Adapting to a special patient

The hospital wasn’t (and couldn’t have been expected to be) equipped for a baby weighing just 7.5 ounces. The needles were too large, the doses of medicine had to be decreased, and the life support systems had to be adjusted.

Although Kwek Yu Xuan was very clear in her stubborn will to live, the medical team around her faced almost impossible challenges to support her. There was no manual for dealing with this situation, but with attempts suggested by personal creativity, they built a world around the newborn to her measure—very small!
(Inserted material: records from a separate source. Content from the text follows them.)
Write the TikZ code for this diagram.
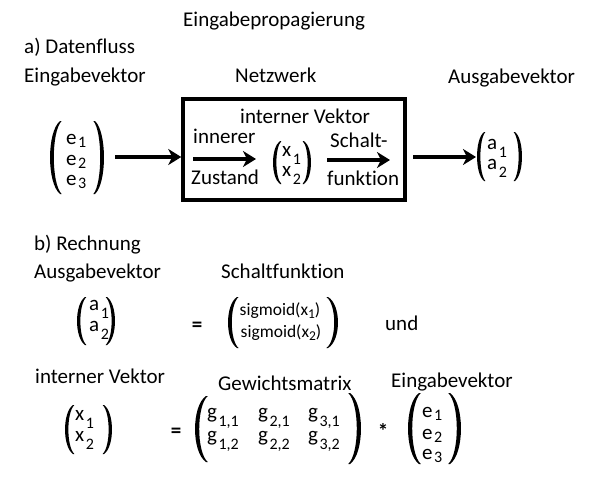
\documentclass[tikz,border=0pt]{standalone}
\usepackage{fontspec}
\setmainfont[Ligatures=NoCommon]{Carlito}
\usetikzlibrary{arrows.meta}
\newcommand\sbs[1]{\hspace{1.5pt}\raisebox{-8pt}{\fontsize{16}{16}\selectfont #1}}
\newcommand\sbe[1]{\hspace{1.5pt}\raisebox{-3pt}{\fontsize{16}{16}\selectfont #1}}
\newcommand\ssbs[1]{\raisebox{-3pt}{\fontsize{13.5}{13.5}\selectfont #1}}
% #1 tip x, #2 end x, #3 top y, #4 bottom y, #5 signed thickness
\newcommand\pth[5]{%
  \fill[parst] (#2,#3) .. controls ({#2+(#1-#2)*1.33},{#3+(#4-#3)*0.15}) and ({#2+(#1-#2)*1.33},{#4-(#4-#3)*0.15}) .. (#2,#4)
   -- ({#2+0.35*(#5)},#4) .. controls ({#2+(#1-#2)*1.33+(#5)},{#4-(#4-#3)*0.15}) and ({#2+(#1-#2)*1.33+(#5)},{#3+(#4-#3)*0.15}) .. ({#2+0.35*(#5)},#3) -- cycle;}
\begin{document}
\begin{tikzpicture}[x=1pt,y=-1pt,
  lbl/.style={anchor=base west,inner sep=0pt,font=\fontsize{21}{24}\selectfont},
  sml/.style={anchor=base,inner sep=0pt,font=\fontsize{17.5}{20}\selectfont},
  op/.style={anchor=base,inner sep=0pt,font=\fontsize{21}{24}\selectfont\bfseries},
  arr/.style={line width=3.5pt,-{Stealth[length=13pt,width=16pt,inset=4pt]}},
  boxst/.style={draw,line width=3.5pt,inner sep=0pt},
  parst/.style={black}]
\useasboundingbox (0,0) rectangle (593,487);
% ---------- a) ----------
\node[lbl] (title) at (183,27) {Eingabepropagierung};
\node[lbl] (sa) at (24,53) {a) Datenfluss};
\node[lbl] (ein1) at (24,82) {Eingabevektor};
\node[lbl] (netz) at (235,82) {Netzwerk};
\node[lbl] (aus1) at (448,83) {Ausgabevektor};
\node[boxst,minimum width=222pt,minimum height=101pt] (net) at (294,149.5) {};
% input vector
\pth{50}{60}{121}{194}{4.5}
\pth{104}{95}{121}{194}{-4.5}
\node[lbl] (e1) at (66,144) {e\sbe{1}};
\node[lbl] (e2) at (66,165) {e\sbe{2}};
\node[lbl] (e3) at (66,185) {e\sbe{3}};
\coordinate (a1s) at (115,157);
\coordinate (a1e) at (net.west);
\draw[arr] (a1s) -- (a1e |- a1s);
% inside box
\node[lbl] (iv) at (240,123) {interner Vektor};
\node[lbl] (inn) at (193,143) {innerer};
\node[lbl] (zus) at (191,184) {Zustand};
\coordinate (a2s) at (193,159);
\coordinate (a2e) at (256,159);
\draw[arr] (a2s) -- (a2e);
\pth{273}{280}{141}{184}{4}
\pth{311}{304}{141}{184}{-4}
\node[lbl] (x1) at (282,156) {x\sbs{1}};
\node[lbl] (x2) at (282,176) {x\sbs{2}};
\node[lbl] (sch) at (330,147) {Schalt-};
\node[lbl] (fun) at (327,185) {funktion};
\coordinate (a3s) at (327,160);
\coordinate (a3e) at (390,160);
\draw[arr] (a3s) -- (a3e);
\coordinate (a4s) at (413,157);
\coordinate (a4e) at (476,157);
\draw[arr] (a4s) -- (a4e);
\pth{477}{484}{132}{181}{4}
\pth{522}{515}{132}{181}{-4}
\node[lbl] (oa1) at (487,149) {a\sbs{1}};
\node[lbl] (oa2) at (487,169) {a\sbs{2}};
% ---------- b) ----------
\node[lbl] (sb) at (34,250) {b) Rechnung};
\node[lbl] (aus2) at (34,278) {Ausgabevektor};
\node[lbl] (sf) at (221,278) {Schaltfunktion};
\pth{77}{85}{297}{345}{4}
\pth{115}{107}{297}{345}{-4}
\node[lbl] (ba1) at (89,310) {a\sbs{1}};
\node[lbl] (ba2) at (89,331) {a\sbs{2}};
\node[op] (eq1) at (197,331) {=};
\pth{228}{237}{297}{348}{4.5}
\pth{338}{328}{297}{348}{-4.5}
\node[sml] (sg1) at (280,315) {sigmoid(x\ssbs{1})};
\node[sml] (sg2) at (281,337) {sigmoid(x\ssbs{2})};
\node[lbl] (und) at (385,330) {und};
\node[lbl] (iv2) at (35,383) {interner Vektor};
\node[lbl] (gm) at (218,390) {Gewichtsmatrix};
\node[lbl] (ein2) at (391,387) {Eingabevektor};
\pth{65}{73}{405}{454}{4}
\pth{112}{104}{405}{454}{-4}
\node[lbl] (bx1) at (75,420) {x\sbs{1}};
\node[lbl] (bx2) at (75,441) {x\sbs{2}};
\node[op] (eq2) at (176,437) {=};
\pth{195}{206}{396}{462}{5}
\pth{361}{350}{393}{464}{-5}
\node[lbl] (g11) at (207,418) {g\sbs{1,1}};
\node[lbl] (g21) at (258,418) {g\sbs{2,1}};
\node[lbl] (g31) at (308,418) {g\sbs{3,1}};
\node[lbl] (g12) at (207,441) {g\sbs{1,2}};
\node[lbl] (g22) at (258,441) {g\sbs{2,2}};
\node[lbl] (g32) at (308,441) {g\sbs{3,2}};
\node[op] (mul) at (383,438) {*};
\pth{408}{419}{393}{464}{5}
\pth{461}{450}{393}{464}{-5}
\node[lbl] (be1) at (422,417) {e\sbe{1}};
\node[lbl] (be2) at (422,439) {e\sbe{2}};
\node[lbl] (be3) at (422,459) {e\sbe{3}};
\end{tikzpicture}
\end{document}
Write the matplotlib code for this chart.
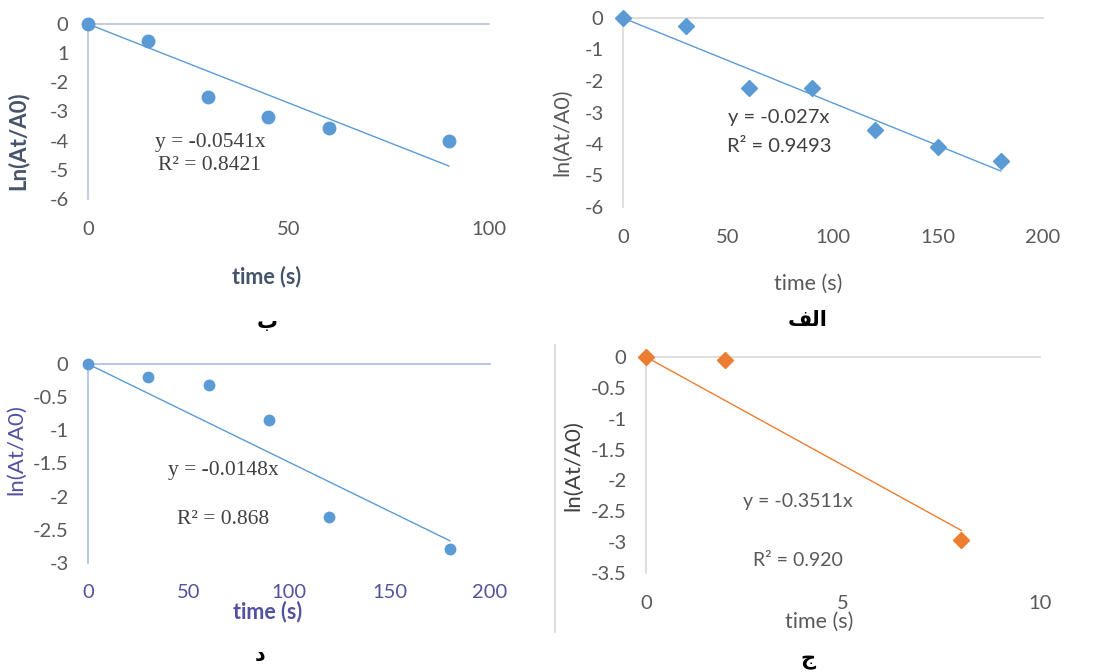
import numpy as np
import matplotlib
matplotlib.use('Agg')
import matplotlib.pyplot as plt
from matplotlib.lines import Line2D

# data
# panel "b" (top left)
t_b = [0, 15, 30, 45, 60, 90]
y_b = [0, -0.6, -2.5, -3.2, -3.55, -4.0]
slope_b = -0.0541
# panel "alef" (top right)
t_a = [0, 30, 60, 90, 120, 150, 180]
y_a = [0, -0.25, -2.23, -2.23, -3.57, -4.1, -4.55]
slope_a = -0.027
# panel "d" (bottom left)
t_d = [0, 30, 60, 90, 120, 180]
y_d = [0, -0.2, -0.32, -0.85, -2.3, -2.79]
slope_d = -0.0148
# panel "j" (bottom right)
t_j = [0, 2, 8]
y_j = [0, -0.05, -2.96]
slope_j = -0.3511

yticks_b = [0, -1, -2, -3, -4, -5, -6]
yticklabels_b = ['0', '1', '-2', '-3', '-4', '-5', '-6']
yticks_a = [0, -1, -2, -3, -4, -5, -6]
yticks_d = [0, -0.5, -1, -1.5, -2, -2.5, -3]
yticks_j = [0, -0.5, -1, -1.5, -2, -2.5, -3, -3.5]

W, H = 1116, 672
BLUE = '#5B9BD5'
ORANGE = '#ED7D31'
GRAY = '#595959'
SLATE = '#44546A'
PURPLE = '#5252A0'
SANS = ['Lato', 'DejaVu Sans']
SERIF = ['Liberation Serif', 'DejaVu Serif']

fig = plt.figure(figsize=(W / 100, H / 100), dpi=100)
fig.patch.set_facecolor('white')


def px(x, y):
    return x / W, 1 - y / H


def panel(box, t, y, slope, xmax, ymin, xticks, yticks, color, marker, ms,
          axcol, xtick_col=GRAY, xpad=12, yticklabels=None):
    x0, y0, x1, y1 = box
    ax = fig.add_axes([x0 / W, 1 - y1 / H, (x1 - x0) / W, (y1 - y0) / H])
    ax.set_xlim(0, xmax)
    ax.set_ylim(ymin, 0)
    for s in ['bottom', 'right']:
        ax.spines[s].set_visible(False)
    for s in ['top', 'left']:
        ax.spines[s].set_color(axcol)
        ax.spines[s].set_linewidth(1.2)
    ax.set_xticks(xticks)
    ax.set_yticks(yticks)
    if yticklabels is not None:
        ax.set_yticklabels(yticklabels)
    else:
        ax.set_yticklabels([('%g' % v) for v in yticks])
    ax.tick_params(axis='both', length=0, labelsize=14.5)
    ax.tick_params(axis='x', pad=xpad, labelcolor=xtick_col)
    ax.tick_params(axis='y', pad=14, labelcolor=GRAY)
    for lab in ax.get_xticklabels() + ax.get_yticklabels():
        lab.set_family(SANS)
    tt = np.array([0, t[-1]])
    ax.plot(tt, slope * tt, color=color, lw=1, clip_on=False, zorder=2)
    ax.plot(t, y, linestyle='none', marker=marker, ms=ms, color=color,
            clip_on=False, zorder=3)
    return ax


panel((88, 24, 489, 199), t_b, y_b, slope_b, 100, -6, [0, 50, 100],
      yticks_b, BLUE, 'o', 9, '#B4C3DE', xpad=16, yticklabels=yticklabels_b)
panel((623, 18, 1043, 207), t_a, y_a, slope_a, 200, -6, [0, 50, 100, 150, 200],
      yticks_a, BLUE, 'D', 8, '#D9D9D9', xpad=16)
panel((88, 364, 490, 563), t_d, y_d, slope_d, 200, -3, [0, 50, 100, 150, 200],
      yticks_d, BLUE, 'o', 7.5, '#A9BCE0', xtick_col=PURPLE, xpad=15)
panel((646, 357, 1040, 573), t_j, y_j, slope_j, 10, -3.5, [0, 5, 10],
      yticks_j, ORANGE, 'D', 8.5, '#D9D9D9', xpad=16)

# chart-area border on the left of the last panel
fig.add_artist(Line2D([555 / W, 555 / W], [1 - 345 / H, 1 - 632 / H],
                      color='#D9D9D9', lw=1.2))

# axis titles
fig.text(*px(18, 141), 'Ln(At/A0)', rotation=90, ha='center', va='center',
         fontsize=16, fontweight='bold', color=SLATE, family=SANS)
fig.text(*px(267, 277), 'time (s)', ha='center', va='center',
         fontsize=15.5, fontweight='bold', color=SLATE, family=SANS)
fig.text(*px(562, 132), 'ln(At/A0)', rotation=90, ha='center', va='center',
         fontsize=15.5, color=GRAY, family=SANS)
fig.text(*px(808, 284), 'time (s)', ha='center', va='center',
         fontsize=15.5, color=GRAY, family=SANS)
fig.text(*px(16, 450), 'ln(At/A0)', rotation=90, ha='center', va='center',
         fontsize=16, color=PURPLE, family=SANS)
fig.text(*px(268, 612), 'time (s)', ha='center', va='center',
         fontsize=15.5, fontweight='bold', color=PURPLE, family=SANS)
fig.text(*px(573, 466), 'ln(At/A0)', rotation=90, ha='center', va='center',
         fontsize=16, color='#404040', family=SANS)
fig.text(*px(819, 622), 'time (s)', ha='center', va='center',
         fontsize=15.5, color=GRAY, family=SANS)

# trendline equations
fig.text(*px(210, 142), 'y = -0.0541x', ha='center', va='center',
         fontsize=15.5, color='#404040', family=SERIF)
fig.text(*px(209, 166), 'R² = 0.8421', ha='center', va='center',
         fontsize=15.5, color='#404040', family=SERIF)
fig.text(*px(779, 118), 'y = -0.027x', ha='center', va='center',
         fontsize=14.5, color='#404040', family=SANS)
fig.text(*px(779, 146), 'R² = 0.9493', ha='center', va='center',
         fontsize=14.5, color='#404040', family=SANS)
fig.text(*px(223, 471), 'y = -0.0148x', ha='center', va='center',
         fontsize=15.5, color='#404040', family=SERIF)
fig.text(*px(223, 520), 'R² = 0.868', ha='center', va='center',
         fontsize=15.5, color='#404040', family=SERIF)
fig.text(*px(798, 502), 'y = -0.3511x', ha='center', va='center',
         fontsize=14, color=GRAY, family=SANS)
fig.text(*px(798, 560), 'R² = 0.920', ha='center', va='center',
         fontsize=14, color=GRAY, family=SANS)

# Arabic panel captions (presentation forms, visual order, since
# matplotlib does not shape Arabic)
captions = ['\uFE8F', '\uFED2\uFEDF\uFE8D', '\uFEA9', '\uFE9D']
cap_pos = [(267, 322), (808, 320), (260, 655), (808, 660)]
for c, (cx, cy) in zip(captions, cap_pos):
    fig.text(*px(cx, cy), c, ha='center', va='center', fontsize=15,
             fontweight='bold', color='black', family=['DejaVu Sans'])

fig.savefig('out.png', dpi=100)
Seeing the tiny girl arrive in the ward for the first time, even the head nurse, with all her professional experience, was tempted to raise the white flag. Just take the diapers, for example: The smallest size was bigger than the baby, and there were no companies able to provide diapers for such tiny preemies. It wasn’t enough to cut them to the right size; they had to tailor them in such a way that the urine wouldn’t leak out and come into contact with the skin.

The same specificity was needed for all the medical aspects of care. The Straits Times reports:

Dr Yvonne Ng, a senior consultant at the neonatology department, said, “Her daily care was the main crux of the matter, especially for the first two weeks of life … We needed to innovate and find some improvised methods to deal with a baby this small because this is the first time we experienced somebody this tiny. She was so small that even the calculation for the medication had to be down to the decimal points.”

For more than a year, the hospital has been Kwek Yu Xuan’s home. She has grown, and today weighs over 13 pounds. By many criteria, she’s still small, but she’s ready to live with her parents and without ongoing medical care.

Her presence for 13 months in the wards of NUH in Singapore has discombobulated and changed everyone. The BBC reports:

“Against the odds, with health complications present at birth, she has inspired people around her with her perseverance and growth, which makes her an extraordinary ‘Covid-19’ baby — a ray of hope amid turmoil,” the hospital said in a statement.